The effect of this causes the short run Phillips Curve to shift to the right( or upwards depending on how you view it)
This causes an increase in the inflation rate but the rate of unemployment remains the same as shown below in the image
Monetary Policy Proposals
Gqubule proposes that the government should have no say on how much money should be created but it should be determined by thorough market analysis of the economy's productive capacity.
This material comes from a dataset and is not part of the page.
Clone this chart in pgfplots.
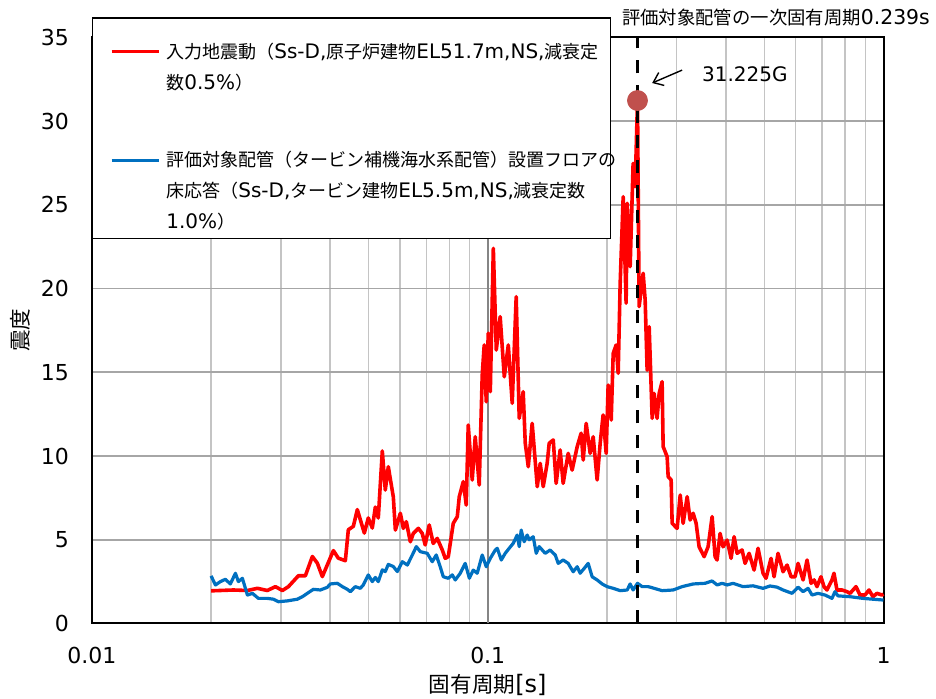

Going by this proposal the analysis of aggregate demand and aggregate supply and how it impacts the Phillips curve, we can use the information in the image below;
In this image, when there is negative demand shock, the AD shifts to the left causing a lower output and price level. This indicates an increase in the level of unemployment and thus there is movement to the right upto point 2 on the Phillips curve.Here inflation rate reduces but unemployment increases.
In the contrary when there is a positive demand shock unemployment decreases but inflation increases.
A decrease in supply causes the rate of unemployment to remain the same but the inflation rate sky rockets.
An increase in supply will cause a decrease in the inflation rate at the same rate of unemployment in the short run.
His proposals for what to do when too much money is created.
According to his proposals the extra money created should be invested in the real economy and not in the financial markets.
Traditional fiscal and monetary policy should be used to control inflation.